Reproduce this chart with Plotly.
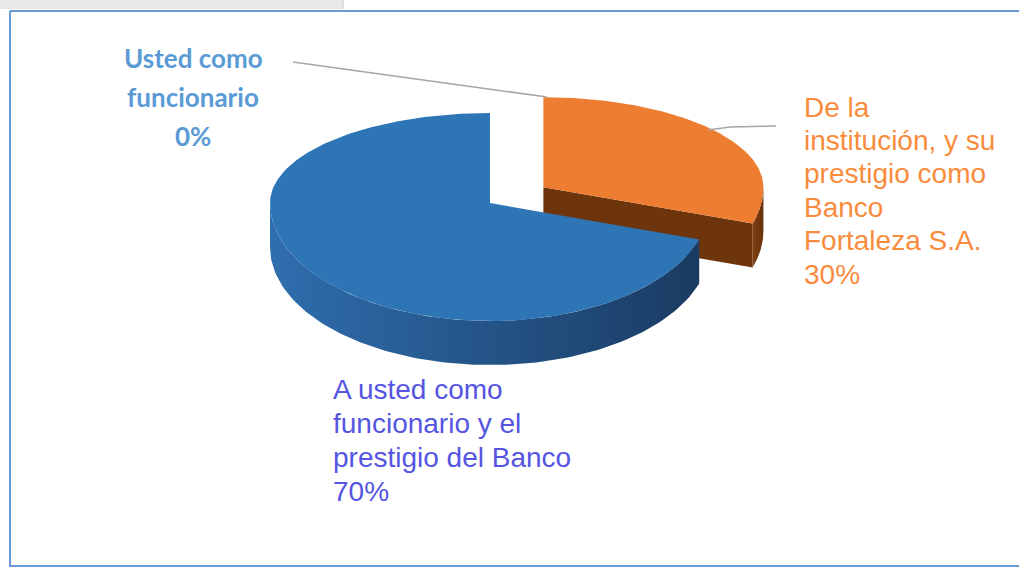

...

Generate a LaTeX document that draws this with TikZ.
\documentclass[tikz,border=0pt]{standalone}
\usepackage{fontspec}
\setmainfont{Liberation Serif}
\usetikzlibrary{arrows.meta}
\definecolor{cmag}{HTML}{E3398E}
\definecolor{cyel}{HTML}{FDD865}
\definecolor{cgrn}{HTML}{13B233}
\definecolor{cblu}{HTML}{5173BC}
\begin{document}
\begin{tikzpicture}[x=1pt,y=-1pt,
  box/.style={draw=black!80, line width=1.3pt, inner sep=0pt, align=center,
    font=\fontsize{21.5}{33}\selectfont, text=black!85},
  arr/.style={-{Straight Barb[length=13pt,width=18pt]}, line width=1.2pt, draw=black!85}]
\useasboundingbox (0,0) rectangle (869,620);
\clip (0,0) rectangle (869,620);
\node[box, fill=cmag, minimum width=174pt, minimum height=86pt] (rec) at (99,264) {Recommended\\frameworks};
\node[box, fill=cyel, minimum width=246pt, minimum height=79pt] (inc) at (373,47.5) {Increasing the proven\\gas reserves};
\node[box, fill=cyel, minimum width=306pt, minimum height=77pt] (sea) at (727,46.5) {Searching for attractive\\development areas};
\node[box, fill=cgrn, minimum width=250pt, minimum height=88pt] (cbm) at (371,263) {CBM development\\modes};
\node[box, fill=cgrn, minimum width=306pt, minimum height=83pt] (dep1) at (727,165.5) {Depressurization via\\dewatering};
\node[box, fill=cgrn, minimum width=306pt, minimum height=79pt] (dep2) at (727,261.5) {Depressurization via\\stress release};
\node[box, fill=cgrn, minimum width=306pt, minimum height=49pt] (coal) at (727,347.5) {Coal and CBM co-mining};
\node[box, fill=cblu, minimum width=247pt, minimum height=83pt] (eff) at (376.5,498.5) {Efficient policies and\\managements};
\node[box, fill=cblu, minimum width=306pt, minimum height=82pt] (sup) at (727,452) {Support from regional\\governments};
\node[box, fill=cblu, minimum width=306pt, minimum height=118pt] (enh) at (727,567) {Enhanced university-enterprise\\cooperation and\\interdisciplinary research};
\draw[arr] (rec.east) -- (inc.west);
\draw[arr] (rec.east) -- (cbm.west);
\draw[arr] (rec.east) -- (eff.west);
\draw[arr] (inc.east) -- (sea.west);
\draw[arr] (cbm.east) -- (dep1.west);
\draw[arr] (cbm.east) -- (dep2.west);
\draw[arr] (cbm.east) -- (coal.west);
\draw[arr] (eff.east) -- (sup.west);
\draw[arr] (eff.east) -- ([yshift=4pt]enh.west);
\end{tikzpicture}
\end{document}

§ **GOAL**
Isolate the lines that hold the word "with" and copy all of them.

§ **SOLUTION FOR THIS TASK**
Reproduce this chart with Plotly.
Generate a LaTeX document that draws this with TikZ.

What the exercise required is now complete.